Though it sounds like something that sprang fully formed from the psychedelic culture, panpsychism has been around for a very long time. Philosophers and mathematicians Bertrand Russell and Alfred North Whitehead, physicists Arthur Eddington, Ernst Schrödinger, and Max Planck, and psychologist William James are just a few thinkers who supported some form of panpsychism. The idea lost traction in the late 20th century, but recently, philosophers and scientists such as David Chalmers, Bernardo Kastrup, Christof Koch, and Philip Goff have revived the idea, making strong claims for some form of panpsychism.
Panpsychism 101
People who argue in support of panpsychism generally do not claim that a photon has the same kind of consciousness as you or your cat. Philip Goff, a philosopher at Durham University, U.K., is author of Galileo’s Error: Foundations for a New Science of Consciousness, a book that makes a detailed case for panpsychism. In an article for the magazine Philosophy Now, Goff explained the theory like this: “Panpsychism as defended in contemporary philosophy is the view that consciousness is fundamental and ubiquitous, where to be conscious is simply to have subjective experience of some kind. This doesn’t necessarily imply anything as sophisticated as thoughts.”
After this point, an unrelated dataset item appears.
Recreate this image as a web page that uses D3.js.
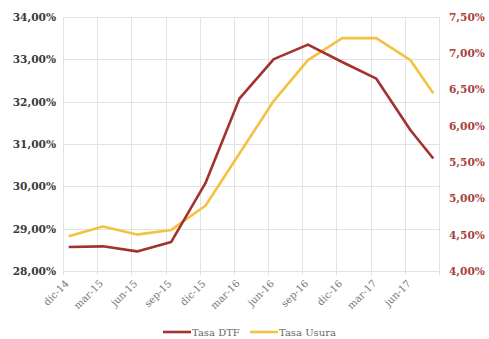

Instead, a photon has only a tiny bit of consciousness, what Goff calls an “extremely rudimentary” consciousness. But when lots of these tiny bits get together in an organized fashion, then you have something that can produce the scent of honeysuckle or the desire for a nice cup of tea. This vastly simplifies the hard problem. As Goff writes, there need be no “minds popping into existence as certain forms of complex life emerge” or souls “descending from an immaterial realm at the moment of conception.” Instead, everything about humans, including the consciousness we’re so proud of, is just a particular arrangement of the same ingredients all other matter is made of. Human consciousness is not something extra, nor even something all that special. It’s just a variation, albeit a very complex variation, on a theme that runs through all matter.
Testing, Testing...
Philosopher David Chalmers once suggested that a foray into panpsychism is nigh inevitable once one thinks seriously about consciousness. So perhaps it shouldn't be surprising that the idea is taking hold again. Though it is implausible, Chalmers writes, it is not any more implausible than other theories of consciousness.
Of course, panpsychism is likely not falsifiable. There’s no experiment that can determine whether or not your mailbox has a mental life, much less a quark. Yet that doesn’t mean science isn’t working on the problem. Giulio Tononi, a neuroscientist at the University of Wisconsin–Madison, has developed something called the integrated information theory of consciousness (IIT). IIT holds that consciousness is actually a kind of information and can be measured mathematically, though doing so is not very straightforward and has caused some to discount the theory.
Still, not everyone is buying panpsychism. Philosopher John Searle has long been a vocal opponent of the theory. Kevin Mitchell, a neuroscientist at Trinity College Dublin, wrote that that panpsychism is “not even wrong.” In a piece in Aeon, the British philosopher Keith Frankish argued for the position many modern philosophers take: Not only is consciousness not universal; it doesn’t even exist. It’s merely an illusion.
But the idea — crazy as it sounds — that everything is conscious is becoming more mainstream all the time. Kind of makes you look at the world around you in a totally different light, doesn’t it?